* BEGIN Exercise materials *

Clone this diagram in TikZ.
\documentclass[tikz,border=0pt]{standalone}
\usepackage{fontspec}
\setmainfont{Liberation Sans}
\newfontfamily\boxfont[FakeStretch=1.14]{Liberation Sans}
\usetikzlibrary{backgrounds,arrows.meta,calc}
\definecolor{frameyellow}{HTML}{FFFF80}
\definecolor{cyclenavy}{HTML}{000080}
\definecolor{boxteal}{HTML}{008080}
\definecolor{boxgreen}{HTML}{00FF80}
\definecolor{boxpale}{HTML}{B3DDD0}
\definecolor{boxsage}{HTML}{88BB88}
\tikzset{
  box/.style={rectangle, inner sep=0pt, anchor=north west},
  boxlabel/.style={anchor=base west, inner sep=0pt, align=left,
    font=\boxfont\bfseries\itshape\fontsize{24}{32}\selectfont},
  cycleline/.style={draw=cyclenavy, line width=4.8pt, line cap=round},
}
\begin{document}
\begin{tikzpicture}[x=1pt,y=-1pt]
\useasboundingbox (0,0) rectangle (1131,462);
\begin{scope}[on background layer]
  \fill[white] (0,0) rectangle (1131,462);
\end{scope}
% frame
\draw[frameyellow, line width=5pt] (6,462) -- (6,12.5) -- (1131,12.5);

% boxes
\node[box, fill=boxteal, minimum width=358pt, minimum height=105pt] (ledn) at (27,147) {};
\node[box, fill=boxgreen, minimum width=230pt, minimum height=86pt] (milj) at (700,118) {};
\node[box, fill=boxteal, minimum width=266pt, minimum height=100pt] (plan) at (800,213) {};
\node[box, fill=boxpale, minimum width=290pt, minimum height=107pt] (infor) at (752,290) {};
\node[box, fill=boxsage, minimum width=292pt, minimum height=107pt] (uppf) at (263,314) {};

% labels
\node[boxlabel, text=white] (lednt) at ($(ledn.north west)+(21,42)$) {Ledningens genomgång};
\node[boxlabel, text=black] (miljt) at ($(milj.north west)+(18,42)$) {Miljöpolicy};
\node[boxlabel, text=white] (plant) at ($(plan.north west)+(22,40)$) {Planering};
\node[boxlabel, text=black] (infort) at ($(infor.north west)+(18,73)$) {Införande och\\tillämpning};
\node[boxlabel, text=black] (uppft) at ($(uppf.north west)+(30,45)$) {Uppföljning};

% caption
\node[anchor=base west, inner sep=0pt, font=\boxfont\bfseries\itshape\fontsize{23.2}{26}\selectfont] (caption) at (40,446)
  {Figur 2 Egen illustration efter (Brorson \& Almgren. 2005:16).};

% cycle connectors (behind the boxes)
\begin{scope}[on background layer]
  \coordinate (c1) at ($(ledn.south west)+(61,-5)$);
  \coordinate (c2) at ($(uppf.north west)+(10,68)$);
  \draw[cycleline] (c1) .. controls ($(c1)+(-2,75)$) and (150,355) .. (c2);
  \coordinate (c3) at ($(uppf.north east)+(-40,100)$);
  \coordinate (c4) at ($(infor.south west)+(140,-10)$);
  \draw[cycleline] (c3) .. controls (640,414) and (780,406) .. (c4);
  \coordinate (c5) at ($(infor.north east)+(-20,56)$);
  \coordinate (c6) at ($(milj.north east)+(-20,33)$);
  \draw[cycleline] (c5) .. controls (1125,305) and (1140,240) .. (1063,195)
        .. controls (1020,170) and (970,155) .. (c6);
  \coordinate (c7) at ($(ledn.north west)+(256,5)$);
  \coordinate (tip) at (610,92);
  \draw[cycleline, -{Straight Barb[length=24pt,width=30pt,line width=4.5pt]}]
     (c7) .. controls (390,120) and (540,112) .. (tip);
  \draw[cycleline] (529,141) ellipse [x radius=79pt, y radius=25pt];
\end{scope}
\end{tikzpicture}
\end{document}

* END Exercise materials *
* BEGIN Exercise materials *

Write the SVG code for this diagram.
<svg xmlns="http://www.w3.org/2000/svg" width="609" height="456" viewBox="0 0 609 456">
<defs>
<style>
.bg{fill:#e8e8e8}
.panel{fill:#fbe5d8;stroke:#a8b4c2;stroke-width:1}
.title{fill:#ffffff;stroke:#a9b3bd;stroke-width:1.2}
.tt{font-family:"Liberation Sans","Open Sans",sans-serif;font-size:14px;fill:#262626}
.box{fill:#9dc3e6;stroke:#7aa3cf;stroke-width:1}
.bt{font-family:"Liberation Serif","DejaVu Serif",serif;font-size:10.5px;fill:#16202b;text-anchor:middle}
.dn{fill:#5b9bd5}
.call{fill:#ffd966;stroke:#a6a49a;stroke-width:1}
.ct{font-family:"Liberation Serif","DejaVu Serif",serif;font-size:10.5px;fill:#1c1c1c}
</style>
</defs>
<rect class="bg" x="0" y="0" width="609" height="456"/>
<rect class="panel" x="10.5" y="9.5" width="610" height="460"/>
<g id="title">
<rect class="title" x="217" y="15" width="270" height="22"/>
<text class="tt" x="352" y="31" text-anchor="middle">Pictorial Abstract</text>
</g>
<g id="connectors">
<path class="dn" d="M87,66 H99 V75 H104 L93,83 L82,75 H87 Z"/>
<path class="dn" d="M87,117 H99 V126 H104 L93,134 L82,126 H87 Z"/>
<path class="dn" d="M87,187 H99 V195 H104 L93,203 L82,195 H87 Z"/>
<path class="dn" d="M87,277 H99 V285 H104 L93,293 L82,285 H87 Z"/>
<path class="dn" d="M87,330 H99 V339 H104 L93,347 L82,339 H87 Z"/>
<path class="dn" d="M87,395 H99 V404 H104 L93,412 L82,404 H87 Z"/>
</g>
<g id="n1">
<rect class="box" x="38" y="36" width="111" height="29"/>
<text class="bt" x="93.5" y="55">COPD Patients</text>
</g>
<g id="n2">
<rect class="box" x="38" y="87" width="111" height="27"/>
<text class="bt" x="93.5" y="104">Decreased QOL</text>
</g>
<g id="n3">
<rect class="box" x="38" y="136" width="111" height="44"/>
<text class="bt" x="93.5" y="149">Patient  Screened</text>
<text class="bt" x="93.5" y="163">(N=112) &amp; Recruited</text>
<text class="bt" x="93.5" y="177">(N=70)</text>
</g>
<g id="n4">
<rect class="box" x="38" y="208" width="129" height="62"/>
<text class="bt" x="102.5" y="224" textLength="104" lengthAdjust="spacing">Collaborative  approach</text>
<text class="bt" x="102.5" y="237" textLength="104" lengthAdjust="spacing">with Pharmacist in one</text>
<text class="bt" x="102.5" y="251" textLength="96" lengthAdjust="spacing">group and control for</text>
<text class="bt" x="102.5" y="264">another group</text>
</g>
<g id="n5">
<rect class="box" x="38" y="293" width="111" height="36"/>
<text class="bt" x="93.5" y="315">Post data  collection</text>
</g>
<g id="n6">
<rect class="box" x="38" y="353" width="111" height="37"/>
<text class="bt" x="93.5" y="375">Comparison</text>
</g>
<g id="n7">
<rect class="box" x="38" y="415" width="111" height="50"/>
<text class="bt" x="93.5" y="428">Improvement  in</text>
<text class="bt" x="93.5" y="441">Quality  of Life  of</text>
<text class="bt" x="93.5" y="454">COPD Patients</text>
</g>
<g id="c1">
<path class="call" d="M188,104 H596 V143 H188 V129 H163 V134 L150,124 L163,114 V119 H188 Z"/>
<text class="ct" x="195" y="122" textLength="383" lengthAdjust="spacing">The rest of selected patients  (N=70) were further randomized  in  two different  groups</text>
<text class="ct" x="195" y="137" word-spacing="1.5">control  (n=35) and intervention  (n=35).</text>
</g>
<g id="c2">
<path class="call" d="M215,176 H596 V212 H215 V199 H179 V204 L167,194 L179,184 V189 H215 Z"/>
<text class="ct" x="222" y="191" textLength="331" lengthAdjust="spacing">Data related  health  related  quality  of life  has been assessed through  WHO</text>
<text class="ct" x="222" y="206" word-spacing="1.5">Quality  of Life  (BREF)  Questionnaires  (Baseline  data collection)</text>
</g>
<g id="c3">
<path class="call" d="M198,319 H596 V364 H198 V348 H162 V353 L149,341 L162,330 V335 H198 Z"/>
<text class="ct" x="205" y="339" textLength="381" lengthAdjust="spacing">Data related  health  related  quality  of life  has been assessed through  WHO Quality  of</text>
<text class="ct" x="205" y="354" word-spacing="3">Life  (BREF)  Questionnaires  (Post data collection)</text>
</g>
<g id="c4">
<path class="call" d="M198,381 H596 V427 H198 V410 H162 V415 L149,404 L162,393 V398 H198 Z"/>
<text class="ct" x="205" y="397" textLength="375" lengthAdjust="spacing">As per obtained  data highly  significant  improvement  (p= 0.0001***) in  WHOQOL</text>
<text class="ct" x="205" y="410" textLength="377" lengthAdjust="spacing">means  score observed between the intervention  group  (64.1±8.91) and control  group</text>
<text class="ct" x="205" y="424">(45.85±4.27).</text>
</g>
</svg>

* END Exercise materials *
* BEGIN Exercise materials *

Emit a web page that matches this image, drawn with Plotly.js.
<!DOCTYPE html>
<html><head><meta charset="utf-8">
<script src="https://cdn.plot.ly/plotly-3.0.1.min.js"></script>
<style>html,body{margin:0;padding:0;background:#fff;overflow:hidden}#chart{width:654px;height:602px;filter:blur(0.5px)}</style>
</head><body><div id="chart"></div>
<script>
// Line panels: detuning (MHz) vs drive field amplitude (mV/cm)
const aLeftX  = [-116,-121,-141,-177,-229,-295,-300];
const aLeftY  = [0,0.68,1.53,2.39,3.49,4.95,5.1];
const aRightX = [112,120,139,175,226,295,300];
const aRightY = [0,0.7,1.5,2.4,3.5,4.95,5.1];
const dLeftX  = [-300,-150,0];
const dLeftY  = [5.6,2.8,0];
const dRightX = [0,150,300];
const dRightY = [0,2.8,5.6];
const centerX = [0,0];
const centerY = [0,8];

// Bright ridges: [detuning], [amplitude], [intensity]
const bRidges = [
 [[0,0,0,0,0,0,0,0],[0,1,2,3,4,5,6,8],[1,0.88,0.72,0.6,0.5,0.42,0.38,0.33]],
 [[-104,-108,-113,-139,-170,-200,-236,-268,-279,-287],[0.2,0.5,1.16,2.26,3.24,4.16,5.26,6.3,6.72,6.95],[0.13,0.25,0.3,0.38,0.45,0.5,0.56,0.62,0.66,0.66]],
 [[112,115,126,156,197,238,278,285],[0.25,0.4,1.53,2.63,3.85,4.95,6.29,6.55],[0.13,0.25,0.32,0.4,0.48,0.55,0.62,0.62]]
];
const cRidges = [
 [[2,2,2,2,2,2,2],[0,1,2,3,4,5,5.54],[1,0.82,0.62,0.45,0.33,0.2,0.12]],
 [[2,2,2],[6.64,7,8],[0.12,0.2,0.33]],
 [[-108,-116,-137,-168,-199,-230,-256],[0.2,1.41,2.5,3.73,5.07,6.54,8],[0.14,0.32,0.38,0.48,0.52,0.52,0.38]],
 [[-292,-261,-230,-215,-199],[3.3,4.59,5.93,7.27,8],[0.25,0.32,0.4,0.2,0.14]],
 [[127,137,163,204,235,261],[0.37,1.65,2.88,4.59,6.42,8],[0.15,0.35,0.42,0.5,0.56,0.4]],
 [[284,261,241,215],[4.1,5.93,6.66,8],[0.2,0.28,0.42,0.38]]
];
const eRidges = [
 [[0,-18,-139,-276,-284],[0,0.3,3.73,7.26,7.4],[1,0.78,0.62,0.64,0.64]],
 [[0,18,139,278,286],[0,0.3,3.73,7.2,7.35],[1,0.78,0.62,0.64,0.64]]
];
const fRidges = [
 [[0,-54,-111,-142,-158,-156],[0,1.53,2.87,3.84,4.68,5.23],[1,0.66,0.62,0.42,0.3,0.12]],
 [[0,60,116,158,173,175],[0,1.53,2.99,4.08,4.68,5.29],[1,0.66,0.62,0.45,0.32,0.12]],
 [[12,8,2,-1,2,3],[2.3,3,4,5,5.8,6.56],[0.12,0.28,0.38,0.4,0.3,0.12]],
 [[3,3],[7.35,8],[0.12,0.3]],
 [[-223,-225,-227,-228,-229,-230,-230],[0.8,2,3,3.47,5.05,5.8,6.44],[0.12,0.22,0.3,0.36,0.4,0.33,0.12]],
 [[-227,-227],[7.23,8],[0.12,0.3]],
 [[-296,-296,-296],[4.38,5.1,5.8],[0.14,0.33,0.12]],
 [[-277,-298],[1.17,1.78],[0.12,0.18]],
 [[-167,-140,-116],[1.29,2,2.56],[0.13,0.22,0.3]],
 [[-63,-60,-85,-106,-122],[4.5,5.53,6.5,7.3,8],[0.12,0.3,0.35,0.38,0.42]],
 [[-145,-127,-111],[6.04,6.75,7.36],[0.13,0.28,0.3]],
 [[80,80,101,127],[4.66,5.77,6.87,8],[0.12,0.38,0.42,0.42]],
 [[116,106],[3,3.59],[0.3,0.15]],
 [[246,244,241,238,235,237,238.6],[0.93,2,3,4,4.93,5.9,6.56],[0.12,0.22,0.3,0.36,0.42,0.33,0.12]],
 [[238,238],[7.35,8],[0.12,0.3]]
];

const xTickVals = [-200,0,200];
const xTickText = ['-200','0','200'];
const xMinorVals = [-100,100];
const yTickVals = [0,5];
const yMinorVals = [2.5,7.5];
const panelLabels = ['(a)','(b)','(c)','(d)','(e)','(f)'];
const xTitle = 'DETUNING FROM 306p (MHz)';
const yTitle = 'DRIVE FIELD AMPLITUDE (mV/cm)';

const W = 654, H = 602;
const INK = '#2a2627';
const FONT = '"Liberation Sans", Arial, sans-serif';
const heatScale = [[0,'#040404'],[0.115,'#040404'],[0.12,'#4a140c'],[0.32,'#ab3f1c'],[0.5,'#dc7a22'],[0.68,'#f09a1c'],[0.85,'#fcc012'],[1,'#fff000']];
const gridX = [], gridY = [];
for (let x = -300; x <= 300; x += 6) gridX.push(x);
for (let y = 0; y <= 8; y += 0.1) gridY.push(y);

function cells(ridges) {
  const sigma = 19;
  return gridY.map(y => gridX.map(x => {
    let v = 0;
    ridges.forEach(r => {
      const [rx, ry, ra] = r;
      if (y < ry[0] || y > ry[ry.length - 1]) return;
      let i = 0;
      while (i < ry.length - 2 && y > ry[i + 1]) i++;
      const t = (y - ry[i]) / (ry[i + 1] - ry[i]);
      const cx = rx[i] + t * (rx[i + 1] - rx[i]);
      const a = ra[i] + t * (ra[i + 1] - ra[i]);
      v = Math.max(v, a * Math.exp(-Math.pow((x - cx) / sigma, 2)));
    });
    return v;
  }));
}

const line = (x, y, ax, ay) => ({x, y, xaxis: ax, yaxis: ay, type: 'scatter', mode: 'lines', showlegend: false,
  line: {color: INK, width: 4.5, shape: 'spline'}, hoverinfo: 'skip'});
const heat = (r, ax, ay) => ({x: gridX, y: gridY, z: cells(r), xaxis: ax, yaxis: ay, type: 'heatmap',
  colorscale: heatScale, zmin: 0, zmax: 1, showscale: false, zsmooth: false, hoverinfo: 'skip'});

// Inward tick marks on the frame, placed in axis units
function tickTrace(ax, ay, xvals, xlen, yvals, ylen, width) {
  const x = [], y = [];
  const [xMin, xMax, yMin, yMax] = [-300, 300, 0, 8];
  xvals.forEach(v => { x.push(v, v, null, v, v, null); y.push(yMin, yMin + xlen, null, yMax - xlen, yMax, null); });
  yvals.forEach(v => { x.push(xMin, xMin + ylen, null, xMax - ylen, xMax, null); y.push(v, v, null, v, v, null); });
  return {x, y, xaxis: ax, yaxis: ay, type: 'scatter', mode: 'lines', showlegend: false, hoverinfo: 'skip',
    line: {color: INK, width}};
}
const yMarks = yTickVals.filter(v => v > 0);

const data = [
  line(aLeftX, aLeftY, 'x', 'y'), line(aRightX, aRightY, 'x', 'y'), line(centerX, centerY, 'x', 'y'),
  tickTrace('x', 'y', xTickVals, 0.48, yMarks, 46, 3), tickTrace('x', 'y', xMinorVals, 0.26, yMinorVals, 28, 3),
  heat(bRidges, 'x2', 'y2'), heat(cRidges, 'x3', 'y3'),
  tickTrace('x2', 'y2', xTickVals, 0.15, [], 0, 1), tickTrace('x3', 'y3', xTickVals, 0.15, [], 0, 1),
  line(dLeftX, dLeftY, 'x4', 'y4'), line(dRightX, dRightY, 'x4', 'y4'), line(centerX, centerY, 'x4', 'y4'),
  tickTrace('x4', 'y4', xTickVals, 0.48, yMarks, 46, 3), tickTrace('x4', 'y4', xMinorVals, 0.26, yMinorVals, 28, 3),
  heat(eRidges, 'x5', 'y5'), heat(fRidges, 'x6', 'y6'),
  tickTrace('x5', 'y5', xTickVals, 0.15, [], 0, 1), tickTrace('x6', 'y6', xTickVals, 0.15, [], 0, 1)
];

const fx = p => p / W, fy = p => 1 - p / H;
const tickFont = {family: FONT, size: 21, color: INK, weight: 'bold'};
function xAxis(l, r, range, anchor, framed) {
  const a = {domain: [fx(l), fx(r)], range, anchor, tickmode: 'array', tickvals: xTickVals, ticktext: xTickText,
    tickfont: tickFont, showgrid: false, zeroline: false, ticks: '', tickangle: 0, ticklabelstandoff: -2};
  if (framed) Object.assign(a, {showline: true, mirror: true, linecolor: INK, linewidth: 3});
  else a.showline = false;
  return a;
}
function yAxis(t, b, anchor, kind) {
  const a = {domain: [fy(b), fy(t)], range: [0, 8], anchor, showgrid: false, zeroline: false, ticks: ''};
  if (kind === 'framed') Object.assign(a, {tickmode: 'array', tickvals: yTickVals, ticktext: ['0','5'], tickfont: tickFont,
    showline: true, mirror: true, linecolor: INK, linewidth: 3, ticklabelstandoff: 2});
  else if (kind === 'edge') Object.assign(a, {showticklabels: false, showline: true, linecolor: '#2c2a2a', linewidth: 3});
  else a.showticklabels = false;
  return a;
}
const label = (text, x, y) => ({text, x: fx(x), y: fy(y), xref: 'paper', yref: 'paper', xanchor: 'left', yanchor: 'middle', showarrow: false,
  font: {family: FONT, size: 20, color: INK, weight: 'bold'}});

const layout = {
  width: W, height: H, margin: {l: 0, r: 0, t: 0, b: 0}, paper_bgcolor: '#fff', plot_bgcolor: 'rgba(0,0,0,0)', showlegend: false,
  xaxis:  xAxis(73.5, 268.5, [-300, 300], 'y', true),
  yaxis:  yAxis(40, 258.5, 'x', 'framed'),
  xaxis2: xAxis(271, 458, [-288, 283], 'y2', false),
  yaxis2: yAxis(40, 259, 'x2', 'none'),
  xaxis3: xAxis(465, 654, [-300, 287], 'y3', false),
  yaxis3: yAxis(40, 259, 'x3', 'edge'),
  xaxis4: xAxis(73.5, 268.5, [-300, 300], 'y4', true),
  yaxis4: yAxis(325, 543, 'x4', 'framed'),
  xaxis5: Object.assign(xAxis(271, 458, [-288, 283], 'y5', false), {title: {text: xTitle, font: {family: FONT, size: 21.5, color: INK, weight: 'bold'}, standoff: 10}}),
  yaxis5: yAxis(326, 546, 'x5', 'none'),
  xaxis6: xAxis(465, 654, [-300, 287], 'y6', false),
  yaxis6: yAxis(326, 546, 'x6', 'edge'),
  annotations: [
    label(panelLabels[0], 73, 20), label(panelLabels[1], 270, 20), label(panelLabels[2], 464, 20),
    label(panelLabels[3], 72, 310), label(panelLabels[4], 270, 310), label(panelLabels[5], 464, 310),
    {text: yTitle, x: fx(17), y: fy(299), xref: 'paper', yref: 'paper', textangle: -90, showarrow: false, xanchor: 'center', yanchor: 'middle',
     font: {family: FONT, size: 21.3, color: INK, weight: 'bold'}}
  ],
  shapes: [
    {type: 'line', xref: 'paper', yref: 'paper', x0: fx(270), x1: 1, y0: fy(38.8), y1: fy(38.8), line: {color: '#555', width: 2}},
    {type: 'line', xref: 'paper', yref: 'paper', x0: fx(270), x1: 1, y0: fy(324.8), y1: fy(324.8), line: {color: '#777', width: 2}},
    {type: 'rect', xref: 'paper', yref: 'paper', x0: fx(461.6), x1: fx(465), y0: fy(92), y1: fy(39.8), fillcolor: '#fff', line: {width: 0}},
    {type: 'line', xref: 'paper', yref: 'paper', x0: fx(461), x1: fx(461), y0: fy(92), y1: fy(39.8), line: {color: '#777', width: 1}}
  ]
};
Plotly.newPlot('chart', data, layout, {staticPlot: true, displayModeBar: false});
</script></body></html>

* END Exercise materials *

**Exercise aim**
Reproduce verbatim the lines above, from the line with "Emit a web page" through the line with "const centerY = [0,8];".

**Response to the exercise**
Emit a web page that matches this image, drawn with Plotly.js.
<!DOCTYPE html>
<html><head><meta charset="utf-8">
<script src="https://cdn.plot.ly/plotly-3.0.1.min.js"></script>
<style>html,body{margin:0;padding:0;background:#fff;overflow:hidden}#chart{width:654px;height:602px;filter:blur(0.5px)}</style>
</head><body><div id="chart"></div>
<script>
// Line panels: detuning (MHz) vs drive field amplitude (mV/cm)
const aLeftX  = [-116,-121,-141,-177,-229,-295,-300];
const aLeftY  = [0,0.68,1.53,2.39,3.49,4.95,5.1];
const aRightX = [112,120,139,175,226,295,300];
const aRightY = [0,0.7,1.5,2.4,3.5,4.95,5.1];
const dLeftX  = [-300,-150,0];
const dLeftY  = [5.6,2.8,0];
const dRightX = [0,150,300];
const dRightY = [0,2.8,5.6];
const centerX = [0,0];
const centerY = [0,8];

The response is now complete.